The swooping, full-octave slide-guitar riff that opened Elmore James’s (1918–63) first record, ‘Dust My Broom’, in 1951 not only electrified the legacy of Robert Johnson, it also established one of the basic riffs of post-war blues.

Bottleneck guitar had always been part of the blues, but James was the first to use it in a hard rocking electric-blues context. The fat, distorted sound he got for his primal riff was no accident either; in his day-job, James repaired radios, and he customized the components and configurations of his amplifier to get a dirty, sustained tone. These modifications are now a standard option on any modern amplifier.

James cut several versions of ‘Dust My Broom’, recording a new one every time he switched record labels, which was often. And many of his other songs were close copies, such as ‘Dust My Blues’, ‘I Believe’ and ‘Wild About You Baby’. But James was no one-trick pony. His version of Tampa Red’s ‘It Hurts Me Too’ and his own interchangeable ‘The Sun Is Shining’ and ‘The Sky Is Crying’ each have a slow-burning intensity and desperation that threaten to implode before the song ends.

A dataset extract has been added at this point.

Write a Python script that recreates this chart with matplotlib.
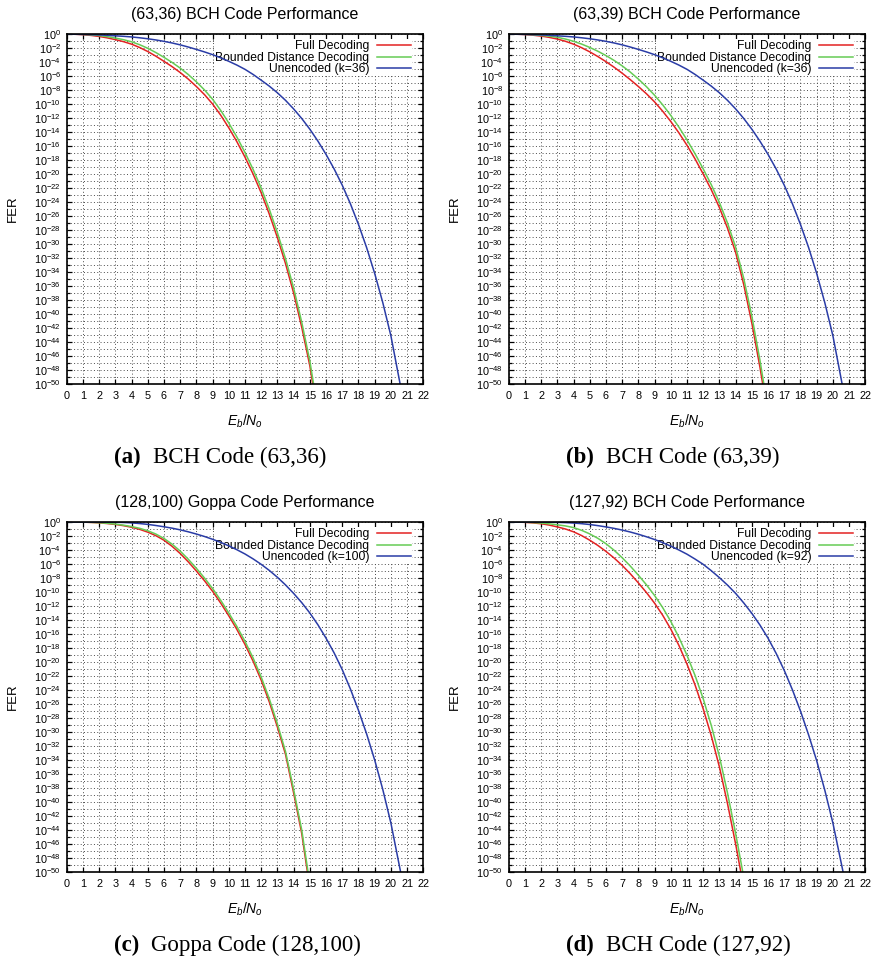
import matplotlib
matplotlib.use('Agg')
import matplotlib.pyplot as plt
from matplotlib.ticker import FixedLocator, LogFormatterMathtext, NullFormatter

plt.rcParams['font.family'] = ['Liberation Sans', 'DejaVu Sans']
plt.rcParams['mathtext.fontset'] = 'custom'
plt.rcParams['mathtext.rm'] = 'Liberation Sans'
plt.rcParams['mathtext.it'] = 'Liberation Sans:italic'
plt.rcParams['mathtext.bf'] = 'Liberation Sans:bold'

# log10(FER) every 0.5 dB starting at Eb/No = 0;
# *_end is the Eb/No where the curve reaches 1e-50
full_6336 = [0, -0.03, -0.1, -0.2, -0.35, -0.55, -0.8, -1.09, -1.45, -1.93, -2.5,
             -3.17, -3.9, -4.66, -5.5, -6.44, -7.5, -8.66, -10.0, -11.59, -13.4,
             -15.39, -17.6, -20.01, -22.7, -25.73, -29.1, -32.8, -37.0, -41.88, -47.4]
full_6336_end = 15.18
bdd_6336 = [0, -0.02, -0.06, -0.12, -0.22, -0.38, -0.58, -0.81, -1.11, -1.53, -2.04,
            -2.65, -3.33, -4.06, -4.87, -5.79, -6.83, -7.99, -9.32, -10.91, -12.72,
            -14.72, -16.93, -19.35, -22.03, -25.04, -28.4, -32.09, -36.28, -41.17, -46.7]
bdd_6336_end = 15.23
unc_36 = [-0.02, -0.04, -0.06, -0.09, -0.13, -0.19, -0.26, -0.33, -0.42, -0.54, -0.68,
          -0.85, -1.05, -1.28, -1.55, -1.86, -2.2, -2.56, -2.95, -3.4, -3.9,
          -4.44, -5.05, -5.78, -6.6, -7.45, -8.4, -9.48, -10.7, -12.07, -13.6,
          -15.31, -17.2, -19.28, -21.6, -24.24, -27.2, -30.49, -34.2, -38.37, -43.1]
unc_36_end = 20.57

full_6339 = [0, -0.03, -0.08, -0.17, -0.3, -0.48, -0.72, -1.04, -1.45, -1.96, -2.55,
             -3.22, -3.95, -4.74, -5.6, -6.52, -7.5, -8.54, -9.7, -11.03, -12.5,
             -14.12, -15.9, -17.86, -20.0, -22.26, -24.8, -27.74, -31.2, -35.8, -41.3,
             -47.6]
full_6339_end = 15.67
bdd_6339 = [0, -0.02, -0.05, -0.11, -0.2, -0.31, -0.47, -0.72, -1.04, -1.44, -1.92,
            -2.46, -3.08, -3.77, -4.55, -5.44, -6.44, -7.53, -8.75, -10.12, -11.63,
            -13.3, -15.13, -17.12, -19.27, -21.54, -24.08, -27.01, -30.44, -34.9, -40.3,
            -46.6]
bdd_6339_end = 15.74

full_128100 = [0, -0.01, -0.02, -0.06, -0.12, -0.22, -0.35, -0.52, -0.75, -1.05, -1.45,
               -1.95, -2.6, -3.47, -4.5, -5.69, -7.0, -8.39, -9.9, -11.58, -13.4,
               -15.35, -17.5, -19.89, -22.6, -25.71, -29.3, -33.2, -38.7, -44.5]
full_128100_end = 14.85
bdd_128100 = [0, -0.01, -0.02, -0.05, -0.1, -0.18, -0.3, -0.45, -0.65, -0.9, -1.25,
              -1.72, -2.35, -3.16, -4.15, -5.32, -6.62, -8.0, -9.5, -11.18, -13.0,
              -14.93, -17.05, -19.43, -22.15, -25.26, -28.85, -32.8, -38.2, -44.0]
bdd_128100_end = 14.89
unc_100 = [0, 0, 0, -0.005, -0.01, -0.02, -0.04, -0.07, -0.13, -0.22, -0.34,
           -0.5, -0.68, -0.88, -1.12, -1.4, -1.72, -2.07, -2.47, -2.91, -3.41,
           -3.96, -4.57, -5.27, -6.05, -6.92, -7.9, -8.99, -10.2, -11.52, -13.0,
           -14.69, -16.6, -18.71, -21.1, -23.84, -26.9, -30.25, -34.0, -38.21, -43.0]
unc_100_end = 20.6

full_12792 = [0, -0.01, -0.05, -0.13, -0.25, -0.44, -0.7, -1.0, -1.4, -1.94, -2.6,
              -3.35, -4.2, -5.14, -6.2, -7.39, -8.7, -10.08, -11.6, -13.32, -15.3,
              -17.63, -20.3, -23.3, -26.7, -30.56, -35.0, -40.24, -46.0]
full_12792_end = 14.32
bdd_12792 = [0, -0.01, -0.03, -0.08, -0.15, -0.26, -0.4, -0.56, -0.8, -1.19, -1.7,
             -2.33, -3.1, -4.03, -5.1, -6.29, -7.6, -8.98, -10.5, -12.23, -14.2,
             -16.47, -19.05, -21.94, -25.25, -29.08, -33.5, -38.73, -44.5]
bdd_12792_end = 14.44
unc_92 = [0, 0, 0, -0.005, -0.01, -0.03, -0.05, -0.09, -0.15, -0.24, -0.36,
          -0.52, -0.7, -0.91, -1.15, -1.43, -1.75, -2.11, -2.5, -2.95, -3.45,
          -4.0, -4.6, -5.3, -6.05, -6.96, -7.95, -9.02, -10.2, -11.56, -13.05,
          -14.72, -16.6, -18.77, -21.2, -23.95, -27.0, -30.4, -34.1, -38.3, -43.0]
unc_92_end = 20.63

titles = ['(63,36) BCH Code Performance', '(63,39) BCH Code Performance',
          '(128,100) Goppa Code Performance', '(127,92) BCH Code Performance']
tags = ['(a)', '(b)', '(c)', '(d)']
captions = ['BCH Code (63,36)', 'BCH Code (63,39)', 'Goppa Code (128,100)', 'BCH Code (127,92)']
k_values = [36, 36, 100, 92]

series = [
    [(full_6336, full_6336_end), (bdd_6336, bdd_6336_end), (unc_36, unc_36_end)],
    [(full_6339, full_6339_end), (bdd_6339, bdd_6339_end), (unc_36, unc_36_end)],
    [(full_128100, full_128100_end), (bdd_128100, bdd_128100_end), (unc_100, unc_100_end)],
    [(full_12792, full_12792_end), (bdd_12792, bdd_12792_end), (unc_92, unc_92_end)],
]
colors = ['#e32222', '#66cc55', '#2a3ca6']


def curve(vals, end):
    x = [0.5 * i for i in range(len(vals))] + [end]
    y = [10.0 ** v for v in vals] + [1e-50]
    return x, y


W, H = 877, 964
fig = plt.figure(figsize=(W / 100, H / 100), dpi=100)

# panel corners in pixels (left, top) and axes size
corners = [(66.7, 34), (508.7, 34), (66.7, 522), (508.7, 522)]
aw, ah = 356.6, 350
cap_pos = [(114, 463), (566, 463), (114, 951), (566, 951)]

for i, (l, t) in enumerate(corners):
    ax = fig.add_axes([l / W, 1 - (t + ah) / H, aw / W, ah / H])
    labels = ['Full Decoding', 'Bounded Distance Decoding', 'Unencoded (k=%d)' % k_values[i]]
    for (vals, end), c, lab in zip(series[i], colors, labels):
        x, y = curve(vals, end)
        ax.plot(x, y, color=c, lw=1.1, label=lab, zorder=2)

    ax.set_yscale('log')
    ax.set_xlim(0, 22)
    ax.set_ylim(1e-50, 1)
    ax.xaxis.set_major_locator(FixedLocator(range(23)))
    ax.yaxis.set_major_locator(FixedLocator([10.0 ** -e for e in range(0, 51, 2)]))
    ax.yaxis.set_minor_locator(FixedLocator([10.0 ** -e for e in range(1, 50, 2)]))
    ax.yaxis.set_major_formatter(LogFormatterMathtext())
    ax.yaxis.set_minor_formatter(NullFormatter())

    ax.grid(True, which='both', color='0.3', linestyle=(0, (1, 2.4)), linewidth=0.7)
    ax.set_axisbelow(True)
    ax.tick_params(which='both', direction='in', top=True, right=True, width=0.9,
                   labelsize=7.8)
    ax.tick_params(which='major', length=3.5)
    ax.tick_params(which='minor', length=2.2)
    ax.tick_params(axis='x', pad=5)
    ax.tick_params(axis='y', pad=4)
    for sp in ax.spines.values():
        sp.set_linewidth(1.2)

    ax.set_title(titles[i], fontsize=11.5, pad=11)
    ax.set_ylabel('FER', fontsize=9.5)
    ax.yaxis.set_label_coords(-0.134, 0.5)
    ax.set_xlabel('$E_b/N_o$', fontsize=10)
    ax.xaxis.set_label_coords(0.5, -0.083)

    leg = ax.legend(loc='upper right', bbox_to_anchor=(0.968, 0.985), markerfirst=False,
                    frameon=True, fancybox=False, framealpha=1, edgecolor='none',
                    facecolor='white', fontsize=8.7, handlelength=2.8,
                    handletextpad=0.6, borderpad=0.1, labelspacing=-0.05,
                    borderaxespad=0)
    leg.set_zorder(1)

renderer = fig.canvas.get_renderer()
for (cx, cy), tag, name in zip(cap_pos, tags, captions):
    bold = fig.text(cx / W, 1 - cy / H, tag, fontfamily='Liberation Serif',
                    fontweight='bold', fontsize=16.5, va='baseline', ha='left')
    w1 = bold.get_window_extent(renderer).width
    fig.text((cx + w1 + 12) / W, 1 - cy / H, name, fontfamily='Liberation Serif',
             fontsize=16.5, va='baseline', ha='left')

fig.savefig('out.png', dpi=100)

Born Elmore Brooks in Richland, Mississippi, James started learning guitar in his teens and hung out with Sonny Boy Williamson II and Robert Johnson, from whom he learned ‘I Believe I’ll Dust My Broom’. He played regularly with Williamson and began playing electric guitar when he formed a band in the early 1940s. His first version of ‘Dust My Broom’ featured Williamson on harmonica. In 1952, he moved to Chicago, where his primal riffs were an instant success. He formed The Broomdusters and soon became one of the most popular attractions on the live scene.

James had always suffered from heart problems that were not helped by his excessive drinking and asthma. There is no evidence of any frailties on his final recordings made in New Orleans in 1961, featuring the frisky ‘Look On Yonder Wall’ and ‘Shake Your Moneymaker’, but in 1963, he died from a heart attack in Chicago. His legacy lived on among British blues bands like John Mayall’s Bluesbreakers and Fleetwood Mac, and American bands like The Paul Butterfield Blues Band and The Allman Brothers Band.

Essential Recordings

1951
Solo: ‘Dust My Broom’

1957
Solo: ‘It Hurts Me Too’

1960
Solo: ‘The Sky Is Crying’

1969
Solo: ‘Shake Your Moneymaker’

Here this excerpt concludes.